Waste. To misuse, squander, flush down the toilet. Seems easy enough to define, right?
But what really constitutes wasting something?
This summer marks a big change for me. I left an excellent job teaching at a school for the deaf so I could move back closer to my family. This fall I’ll start a new (likely excellent) job in a regular public school, teaching math to hearing kids.
It’s where I started my teaching career, three years of regular ed. Then I flew away to western New York for two years of grad school, followed by the last six years teaching deaf kids. Now I’ve come full-circle, heading back to a classroom where my fluency in ASL will be a quirk, not a job requirement.
The notion has been raised more than once that it’s sort of a shame, because I’m ‘wasting’ the master’s degree I earned.
Am I? Have the past eight years been a waste?
First off, I intend to find a way to get involved with the Deaf community here. I don’t know what shape that will take, but I’ll look for the right opportunity. Plus, certain former students know they can drop me a line if they need some math-help-by-webcam.
Even without that, though, I don’t think anything about the past eight years has been a waste. My years in the world of deaf education helped me figure out what it took to be independent, taught this hopeless introvert how to fake it when I have to, and brought people into my life that I can’t imagine missing out on.
That’s the most important part—the people. Through the people I’ve interacted with, I learned more about my own strengths and weaknesses, and I’ve explored new avenues. Without the environment I was in, and the people surrounding me, would I have ever thought to attempt writing a novel?
I kind of doubt it.
And if I had, I suspect my stories and characters would have been very different, probably not in a good way.

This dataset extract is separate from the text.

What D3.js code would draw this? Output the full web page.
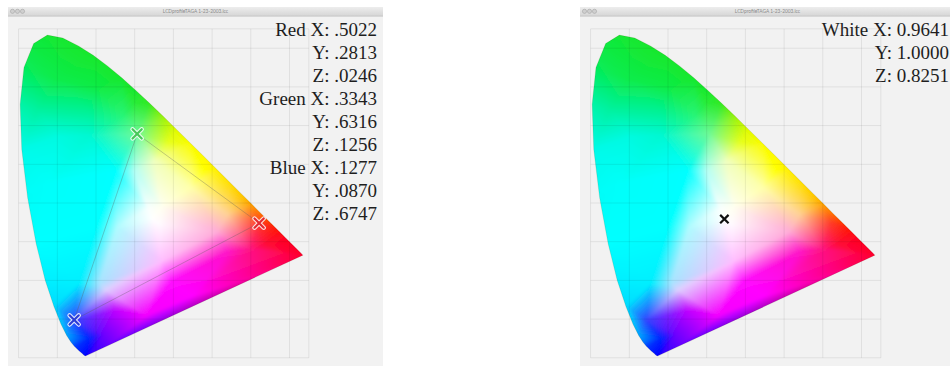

My journey through grad school and a school for the deaf may look like an erroneous detour that I’ve now pressed the reset button on, but it’s not. I’ve continued moving forward, even though that’s brought me back to where I started. I’m not the same as when I started, so this next stage in my journey isn’t what it would’ve been if I’d stayed here to begin with.
Anything that enriches your life can’t be a waste. That’s how I see it, anyway.
Does anyone else know the feeling? Have you done something that looked on the surface like wasting something—your time, your skills, your potential? What inner value do you hold onto, keeping it out of the waste bucket?
I wonder about this a lot as I’ve all but walked away from practicing law. Some of that is to do with the economy, but most is just my heart is being drawn elsewhere.
The problem is, my student loan bill came along. Even still, I wonder if going to law school was the right move. But like you, I do believe I was enriched by that experience and that enrichment has made me better at being a writer.
I hope. 😉
SLD, I definitely could’ve been in the same situation with my grad school student loan, but I got lucky enough to qualify for a teacher loan forgiveness program that took care of most of it. Not that I don’t have other debt …
I imagine some people feel the time they spend writing is a waste when they’ve yet to see a ‘pay-off.’ I guess it depends on your goals, perspective, patience, etc.
I don’t think you wasted your time learning sign language, or teaching the deaf, and you never know when knowing sign language might have an even bigger benefit than in teaching. We all have to move on to other work sooner or later.